En même temps, ceux qui veulent immigrer en Europe doivent aussi  
soutenir ce système de gouvernance qui leur garantit la liberté de  
religion. On peut ne pas être d’accord avec l’interpretation du  
principe de la laïcité qui interdit le port dans nos écoles d’État de  
« signes ostentatoires religieux, » mais elle s’applique à tous. Je ne  
peux non plus porter ma tenue d’évêque—chemise violette, col romain,  
croix pectorale—dans une école publique aux Etats-Unis, et je ne peux  
accepter une invitation d’adresser une assemblée des élèves. Cela  
s’applique à tous. Pouvons-nous faire changer la loi ? Bien sûr que  
oui, en participant aux processus démocratiques, mais pas en y  
dérogeant.

Un autre exemple : la burqa, cet habit qui recouvre une femme des  
cheveux aux pieds, y compris son visage. Il est clair que cet habit  
n’est qu’une tradition culturelle—le Coran ne l’exige pas. En fait, la  
Bible et le Coran ont la même exigence : que les femmes s’habillent «  
modestement. » Ce qui de toute évidence se définit différemment dans  
des cultures diverses.

Une femme doit être libre de porter ce qui lui plaît chez elle—burqa,  
bikini, ou la plus simple tenue. Et dans nos pays elle a le droit de  
choisir : personne ne peut l’obliger à porter la burqa. La loi ne  
devrait pas la lui interdire en public non plus. Mais on ne se promène  
pas en robe de chambre ou au naturel en public—no se fa, comme disent  
les italiens. Chez nous, se couvrir le visage est la pratique de  
malfrats en commettant un crime. En France, même les religieuses  
doivent ôter l’habit pour leur photo d’identité. En fait, on ne peut  
porter aucun uniforme, y compris le col romain, pour cette photo. Si  
vous n’êtes pas d’accord, œuvrez pour faire changer la loi. Mais  
n’insistez pas d’être bien reçue en public si vous portez la burqa.

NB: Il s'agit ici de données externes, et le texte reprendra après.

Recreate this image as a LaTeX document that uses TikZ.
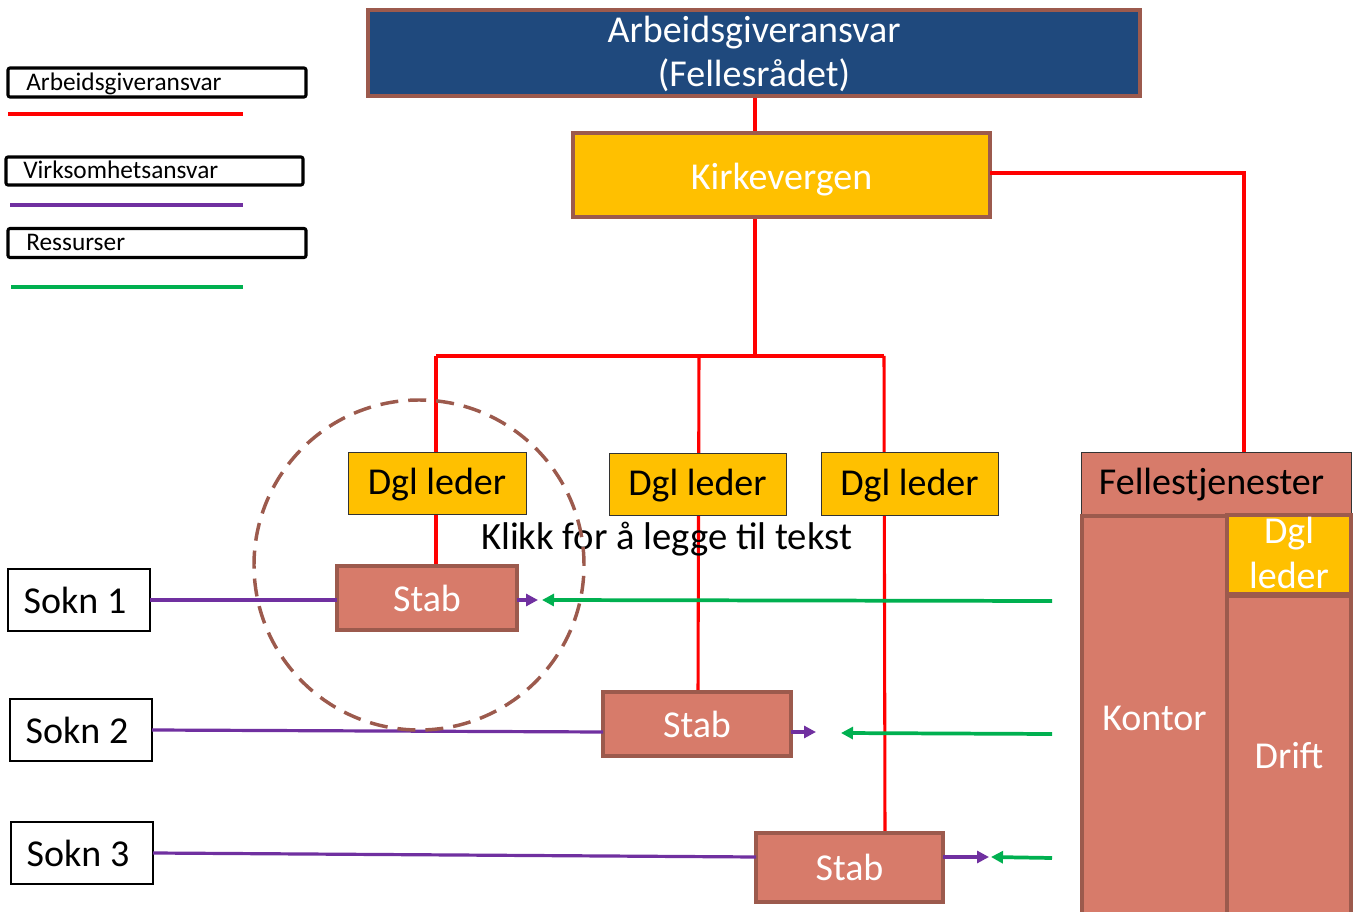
\documentclass[tikz,border=0pt]{standalone}
\usepackage{fontspec}
\setmainfont{Carlito}
\usetikzlibrary{arrows.meta}
\definecolor{dblue}{HTML}{1F497D}
\definecolor{brownb}{HTML}{9C5A4D}
\definecolor{salmon}{HTML}{D77B6A}
\definecolor{gold}{HTML}{FFC000}
\definecolor{purp}{HTML}{7030A0}
\definecolor{grn}{HTML}{00B050}
\definecolor{redl}{HTML}{FF0000}
\tikzset{
  big/.style={font=\fontsize{28.5}{33}\selectfont},
  sized/.style 2 args={minimum width=#1*0.75pt, minimum height=#2*0.75pt, inner sep=0pt, outer sep=0pt},
  topbox/.style={fill=dblue, draw=brownb, line width=2.5pt},
  goldbox/.style={fill=gold, draw=brownb, line width=2.5pt, text=white, big},
  dglbox/.style={fill=gold, draw=black!80, line width=0.6pt, text=black, big, text height=18pt, text depth=0pt},
  stabbox/.style={fill=salmon, draw=brownb, line width=2.8pt, text=white, big},
  soknbox/.style={fill=white, draw=black, line width=0.8pt, text=black, big},
  fsbox/.style={fill=salmon, draw=black!80, line width=0.6pt, text=black, big, text height=18pt, text depth=0pt},
  colbox/.style={fill=salmon, draw=brownb, line width=3.5pt, text=white, big},
  legbox/.style={draw=black, line width=2.3pt, rounded corners=1.5pt, inner sep=0pt},
  legtext/.style={font=\fontsize{19}{22}\selectfont, anchor=base west, inner sep=0pt},
  redline/.style={draw=redl, line width=2.3pt},
  purpline/.style={draw=purp, line width=2.4pt},
  grnline/.style={draw=grn, line width=2.8pt},
  tip/.style={-{Triangle[length=9pt,width=9pt]}},
  ring/.style={circle, draw=brownb, line width=2.6pt, dash pattern=on 13.5pt off 7.5pt, inner sep=0pt},
  btext/.style={big, anchor=base, inner sep=0pt},
}
\begin{document}
\begin{tikzpicture}[x=0.75pt,y=-0.75pt]
\useasboundingbox (0,0) rectangle (1353,912);
% legend
\node[legbox, sized={298}{29}] (lg1) at (157,82.5) {};
\node[legtext] (lt1) at (26,91) {Arbeidsgiveransvar};
\coordinate (lr1) at (8,114); \coordinate (lr2) at (243,114);
\draw[redline] (lr1) -- (lr2);
\node[legbox, sized={297}{28}] (lg2) at (154.5,171) {};
\node[legtext] (lt2) at (23,179) {Virksomhetsansvar};
\coordinate (lp1) at (10,205); \coordinate (lp2) at (243,205);
\draw[purpline] (lp1) -- (lp2);
\node[legbox, sized={298}{29}] (lg3) at (157,243) {};
\node[legtext] (lt3) at (26,251) {Ressurser};
\coordinate (lgr1) at (11,287); \coordinate (lgr2) at (243,287);
\draw[grnline] (lgr1) -- (lgr2);

% junction coordinates
\coordinate (j0) at (755,356);
\coordinate (j1) at (436,356);
\coordinate (j2) at (699,356);
\coordinate (j3) at (884,356);
\coordinate (k1) at (1244,173);

% red lines (behind boxes)
\draw[redline] (755,96) -- (755,133);
\draw[redline] (755,217) -- (j0);
\draw[redline] (j1) -- (j3);
\draw[redline] (j1) -- (436,566);
\draw[redline] (j2) -- (698,692);
\draw[redline] (j3) -- (885,833);

% main boxes
\node[topbox, sized={772}{86}] (top) at (754,53) {};
\node[btext, text=white] (topt1) at (754,43) {Arbeidsgiveransvar};
\node[btext, text=white] (topt2) at (754,87) {(Fellesrådet)};
\node[goldbox, sized={417}{84}, text height=22pt, text depth=0pt] (kirk) at (781.5,175) {Kirkevergen};
\draw[redline] (kirk.east |- k1) -- (k1) -- (1244,452);

\node[dglbox, sized={178}{62}] (dgl1) at (437,483) {Dgl leder};
\node[dglbox, sized={177}{62}] (dgl2) at (697.5,484) {Dgl leder};
\node[dglbox, sized={177}{63}] (dgl3) at (909.5,483.5) {Dgl leder};

\node[font=\fontsize{29}{33}\selectfont, anchor=base, inner sep=0pt] (klikk) at (666.5,550) {Klikk for å legge til tekst};

\node[stabbox, sized={180}{64}] (stab1) at (427,598) {Stab};
\node[stabbox, sized={188}{64}] (stab2) at (697,724) {Stab};
\node[stabbox, sized={187}{69}] (stab3) at (849.5,867.5) {Stab};

\node[soknbox, sized={142}{62}] (sokn1) at (79,600) {};
\node[btext] (sokn1t) at (75,613) {Sokn 1};
\node[soknbox, sized={142}{62}] (sokn2) at (81,730) {};
\node[btext] (sokn2t) at (77,743) {Sokn 2};
\node[soknbox, sized={142}{62}] (sokn3) at (82,853) {};
\node[btext] (sokn3t) at (78,866) {Sokn 3};

% fellestjenester
\node[fsbox, sized={270}{62}] (fs) at (1216,483) {};
\node[btext] (fst) at (1211.5,495) {Fellestjenester};
\node[colbox, sized={145}{404}] (kontor) at (1154.5,718) {Kontor};
\node[goldbox, sized={124}{79}, line width=3.5pt] (dgls) at (1289,554.5) {};
\node[btext, text=white] (dglst1) at (1289,544) {Dgl};
\node[btext, text=white] (dglst2) at (1289,589) {leder};
\node[colbox, sized={124}{320}] (drift) at (1289,756) {Drift};

% purple and green arrows
\coordinate (a1) at (538,600);
\coordinate (a2) at (816,732);
\coordinate (a3) at (989,857);
\coordinate (g1) at (1052,601);
\coordinate (g1e) at (542,600);
\coordinate (g2) at (1052,734);
\coordinate (g2e) at (841,733);
\coordinate (g3) at (1052,858);
\coordinate (g3e) at (991,857);

\draw[purpline] (sokn1.east) -- (stab1.west |- sokn1.east);
\draw[purpline, tip] (stab1.east |- a1) -- (a1);
\draw[purpline] (sokn2.east) -- (stab2.west |- a2);
\draw[purpline, tip] (stab2.east |- a2) -- (a2);
\draw[purpline] (sokn3.east) -- (stab3.west |- a3);
\draw[purpline, tip] (stab3.east |- a3) -- (a3);

\draw[grnline, tip] (g1) -- (g1e);
\draw[grnline, tip] (g2) -- (g2e);
\draw[grnline, tip] (g3) -- (g3e);

% dashed ring
\node[ring, minimum size=247.5pt] (ringc) at (419,565) {};
\end{tikzpicture}
\end{document}
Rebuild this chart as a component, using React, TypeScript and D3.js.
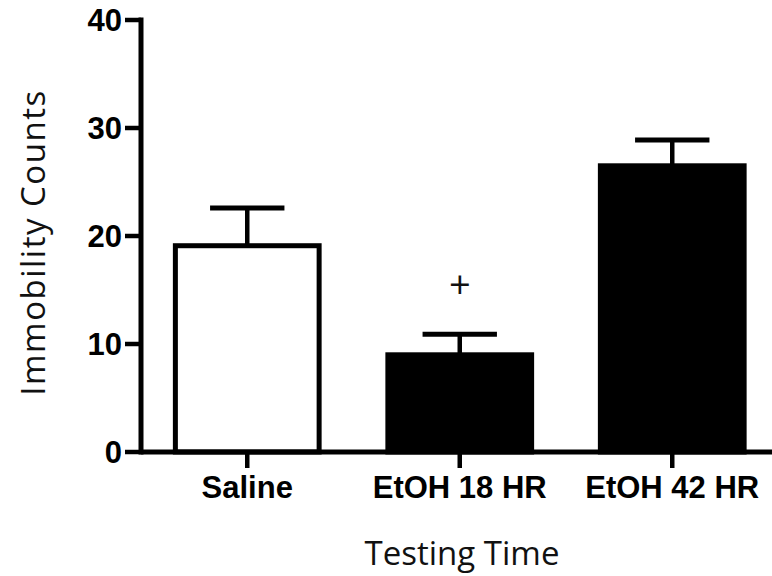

Voici donc l’équilibre dynamique qu’il nous faut maintenir : entre le  
besoin du maintien des droits de démocratie constitutionnelle et le  
besoin du respect de la loi. Ceci veut dire que chacun d’entre nous  
doit engager la politique de nos pays. Nos congrégations devraient  
aussi nous encourager comment maintenir cet équilibre entre les droits  
et les responsabilités dans nos démocraties constitutionnelles, car  
notre droit de liberté de culte est essentiel.

Dès les premiers jours, nous autres chrétiens ont été tenus comme  
responsables du bon ordre des communautés dans lesquelles nous vivons  
(Romains 13.7). Comme dit Jésus, nous devons être « sel et lumière »  
aux autres. Au vingt-et-unième siècle, cela se traduit par  
l’obligation de participation dans nos démocraties, lutter pour les  
droits humains en élaborant et en appliquant les lois, et vivre de  
façon responsable sous la loi.

Que chacun s’applique à faire son devoir.